--- BEGIN ---
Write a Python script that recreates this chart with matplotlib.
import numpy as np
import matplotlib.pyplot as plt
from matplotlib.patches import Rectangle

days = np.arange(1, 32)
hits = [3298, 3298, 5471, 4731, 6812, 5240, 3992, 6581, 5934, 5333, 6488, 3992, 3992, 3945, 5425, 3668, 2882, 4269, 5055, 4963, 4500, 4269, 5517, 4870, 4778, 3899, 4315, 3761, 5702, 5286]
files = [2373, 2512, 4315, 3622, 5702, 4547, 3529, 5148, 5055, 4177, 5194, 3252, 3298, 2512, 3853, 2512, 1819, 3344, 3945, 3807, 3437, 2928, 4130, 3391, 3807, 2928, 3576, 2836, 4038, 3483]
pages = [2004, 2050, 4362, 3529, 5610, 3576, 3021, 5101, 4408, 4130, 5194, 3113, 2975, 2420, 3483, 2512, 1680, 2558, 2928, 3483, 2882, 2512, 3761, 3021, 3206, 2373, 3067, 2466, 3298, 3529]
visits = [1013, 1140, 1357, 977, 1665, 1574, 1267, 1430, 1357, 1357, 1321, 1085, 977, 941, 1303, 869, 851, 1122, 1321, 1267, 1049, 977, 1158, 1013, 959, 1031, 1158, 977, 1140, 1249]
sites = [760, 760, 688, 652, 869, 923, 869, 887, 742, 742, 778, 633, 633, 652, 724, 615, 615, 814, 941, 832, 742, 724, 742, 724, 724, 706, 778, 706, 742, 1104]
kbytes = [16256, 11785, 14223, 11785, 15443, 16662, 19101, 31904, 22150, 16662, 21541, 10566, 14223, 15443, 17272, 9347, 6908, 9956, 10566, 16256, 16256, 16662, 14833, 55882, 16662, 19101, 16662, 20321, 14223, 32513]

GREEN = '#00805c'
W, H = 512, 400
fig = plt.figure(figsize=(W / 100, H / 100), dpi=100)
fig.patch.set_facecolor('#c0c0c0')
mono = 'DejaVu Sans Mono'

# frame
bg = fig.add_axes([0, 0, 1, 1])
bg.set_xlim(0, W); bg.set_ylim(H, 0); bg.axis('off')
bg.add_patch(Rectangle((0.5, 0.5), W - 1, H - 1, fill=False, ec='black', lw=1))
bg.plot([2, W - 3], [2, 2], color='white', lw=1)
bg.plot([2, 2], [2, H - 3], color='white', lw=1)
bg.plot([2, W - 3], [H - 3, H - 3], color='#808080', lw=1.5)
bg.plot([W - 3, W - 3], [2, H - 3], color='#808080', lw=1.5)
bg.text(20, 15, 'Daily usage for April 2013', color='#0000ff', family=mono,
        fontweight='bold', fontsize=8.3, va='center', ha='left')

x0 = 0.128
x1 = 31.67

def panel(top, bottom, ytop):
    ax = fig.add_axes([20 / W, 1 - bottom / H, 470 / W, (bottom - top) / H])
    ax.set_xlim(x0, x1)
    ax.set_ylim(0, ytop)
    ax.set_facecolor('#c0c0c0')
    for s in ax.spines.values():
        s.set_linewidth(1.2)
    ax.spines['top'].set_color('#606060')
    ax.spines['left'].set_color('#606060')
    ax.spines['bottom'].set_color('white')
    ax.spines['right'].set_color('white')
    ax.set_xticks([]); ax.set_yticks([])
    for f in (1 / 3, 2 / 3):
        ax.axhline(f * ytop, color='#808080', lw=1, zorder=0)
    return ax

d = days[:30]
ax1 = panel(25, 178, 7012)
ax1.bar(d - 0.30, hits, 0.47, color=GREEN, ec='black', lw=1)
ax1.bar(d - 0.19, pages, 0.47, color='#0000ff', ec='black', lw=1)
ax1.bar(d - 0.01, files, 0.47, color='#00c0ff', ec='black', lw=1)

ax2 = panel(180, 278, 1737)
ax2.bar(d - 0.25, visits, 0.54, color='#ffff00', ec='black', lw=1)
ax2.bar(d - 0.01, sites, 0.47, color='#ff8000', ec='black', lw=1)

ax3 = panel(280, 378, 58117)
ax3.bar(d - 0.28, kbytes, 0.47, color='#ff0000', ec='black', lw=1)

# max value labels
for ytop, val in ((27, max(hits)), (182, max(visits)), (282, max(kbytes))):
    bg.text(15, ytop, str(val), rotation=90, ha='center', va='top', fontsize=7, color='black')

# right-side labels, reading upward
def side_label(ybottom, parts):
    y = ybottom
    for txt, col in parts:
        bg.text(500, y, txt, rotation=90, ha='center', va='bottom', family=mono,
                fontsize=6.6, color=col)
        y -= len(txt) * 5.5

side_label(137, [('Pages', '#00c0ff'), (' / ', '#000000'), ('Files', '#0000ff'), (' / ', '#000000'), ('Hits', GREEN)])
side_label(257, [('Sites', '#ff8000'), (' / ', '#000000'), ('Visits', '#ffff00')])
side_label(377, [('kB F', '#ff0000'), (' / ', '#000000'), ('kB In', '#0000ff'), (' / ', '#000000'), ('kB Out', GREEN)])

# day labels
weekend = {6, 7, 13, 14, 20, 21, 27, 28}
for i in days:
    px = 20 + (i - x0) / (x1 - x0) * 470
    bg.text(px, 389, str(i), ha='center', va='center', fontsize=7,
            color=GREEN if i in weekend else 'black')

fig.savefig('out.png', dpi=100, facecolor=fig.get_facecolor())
--- END ---
*Exercise details*. Extract the data in full. Keep it word for word.

*Response to the exercise*.
Write a Python script that recreates this chart with matplotlib.
import numpy as np
import matplotlib.pyplot as plt
from matplotlib.patches import Rectangle

days = np.arange(1, 32)
hits = [3298, 3298, 5471, 4731, 6812, 5240, 3992, 6581, 5934, 5333, 6488, 3992, 3992, 3945, 5425, 3668, 2882, 4269, 5055, 4963, 4500, 4269, 5517, 4870, 4778, 3899, 4315, 3761, 5702, 5286]
files = [2373, 2512, 4315, 3622, 5702, 4547, 3529, 5148, 5055, 4177, 5194, 3252, 3298, 2512, 3853, 2512, 1819, 3344, 3945, 3807, 3437, 2928, 4130, 3391, 3807, 2928, 3576, 2836, 4038, 3483]
pages = [2004, 2050, 4362, 3529, 5610, 3576, 3021, 5101, 4408, 4130, 5194, 3113, 2975, 2420, 3483, 2512, 1680, 2558, 2928, 3483, 2882, 2512, 3761, 3021, 3206, 2373, 3067, 2466, 3298, 3529]
visits = [1013, 1140, 1357, 977, 1665, 1574, 1267, 1430, 1357, 1357, 1321, 1085, 977, 941, 1303, 869, 851, 1122, 1321, 1267, 1049, 977, 1158, 1013, 959, 1031, 1158, 977, 1140, 1249]
sites = [760, 760, 688, 652, 869, 923, 869, 887, 742, 742, 778, 633, 633, 652, 724, 615, 615, 814, 941, 832, 742, 724, 742, 724, 724, 706, 778, 706, 742, 1104]
kbytes = [16256, 11785, 14223, 11785, 15443, 16662, 19101, 31904, 22150, 16662, 21541, 10566, 14223, 15443, 17272, 9347, 6908, 9956, 10566, 16256, 16256, 16662, 14833, 55882, 16662, 19101, 16662, 20321, 14223, 32513]

GREEN = '#00805c'
W, H = 512, 400
fig = plt.figure(figsize=(W / 100, H / 100), dpi=100)
fig.patch.set_facecolor('#c0c0c0')
mono = 'DejaVu Sans Mono'

# frame
bg = fig.add_axes([0, 0, 1, 1])
bg.set_xlim(0, W); bg.set_ylim(H, 0); bg.axis('off')
bg.add_patch(Rectangle((0.5, 0.5), W - 1, H - 1, fill=False, ec='black', lw=1))
bg.plot([2, W - 3], [2, 2], color='white', lw=1)
bg.plot([2, 2], [2, H - 3], color='white', lw=1)
bg.plot([2, W - 3], [H - 3, H - 3], color='#808080', lw=1.5)
bg.plot([W - 3, W - 3], [2, H - 3], color='#808080', lw=1.5)
bg.text(20, 15, 'Daily usage for April 2013', color='#0000ff', family=mono,
        fontweight='bold', fontsize=8.3, va='center', ha='left')

x0 = 0.128
x1 = 31.67

def panel(top, bottom, ytop):
    ax = fig.add_axes([20 / W, 1 - bottom / H, 470 / W, (bottom - top) / H])
    ax.set_xlim(x0, x1)
    ax.set_ylim(0, ytop)
    ax.set_facecolor('#c0c0c0')
    for s in ax.spines.values():
        s.set_linewidth(1.2)
    ax.spines['top'].set_color('#606060')
    ax.spines['left'].set_color('#606060')
    ax.spines['bottom'].set_color('white')
    ax.spines['right'].set_color('white')
    ax.set_xticks([]); ax.set_yticks([])
    for f in (1 / 3, 2 / 3):
        ax.axhline(f * ytop, color='#808080', lw=1, zorder=0)
    return ax

d = days[:30]
ax1 = panel(25, 178, 7012)
ax1.bar(d - 0.30, hits, 0.47, color=GREEN, ec='black', lw=1)
ax1.bar(d - 0.19, pages, 0.47, color='#0000ff', ec='black', lw=1)
ax1.bar(d - 0.01, files, 0.47, color='#00c0ff', ec='black', lw=1)

ax2 = panel(180, 278, 1737)
ax2.bar(d - 0.25, visits, 0.54, color='#ffff00', ec='black', lw=1)
ax2.bar(d - 0.01, sites, 0.47, color='#ff8000', ec='black', lw=1)

ax3 = panel(280, 378, 58117)
ax3.bar(d - 0.28, kbytes, 0.47, color='#ff0000', ec='black', lw=1)

# max value labels
for ytop, val in ((27, max(hits)), (182, max(visits)), (282, max(kbytes))):
    bg.text(15, ytop, str(val), rotation=90, ha='center', va='top', fontsize=7, color='black')

# right-side labels, reading upward
def side_label(ybottom, parts):
    y = ybottom
    for txt, col in parts:
        bg.text(500, y, txt, rotation=90, ha='center', va='bottom', family=mono,
                fontsize=6.6, color=col)
        y -= len(txt) * 5.5

side_label(137, [('Pages', '#00c0ff'), (' / ', '#000000'), ('Files', '#0000ff'), (' / ', '#000000'), ('Hits', GREEN)])
side_label(257, [('Sites', '#ff8000'), (' / ', '#000000'), ('Visits', '#ffff00')])
side_label(377, [('kB F', '#ff0000'), (' / ', '#000000'), ('kB In', '#0000ff'), (' / ', '#000000'), ('kB Out', GREEN)])

# day labels
weekend = {6, 7, 13, 14, 20, 21, 27, 28}
for i in days:
    px = 20 + (i - x0) / (x1 - x0) * 470
    bg.text(px, 389, str(i), ha='center', va='center', fontsize=7,
            color=GREEN if i in weekend else 'black')

fig.savefig('out.png', dpi=100, facecolor=fig.get_facecolor())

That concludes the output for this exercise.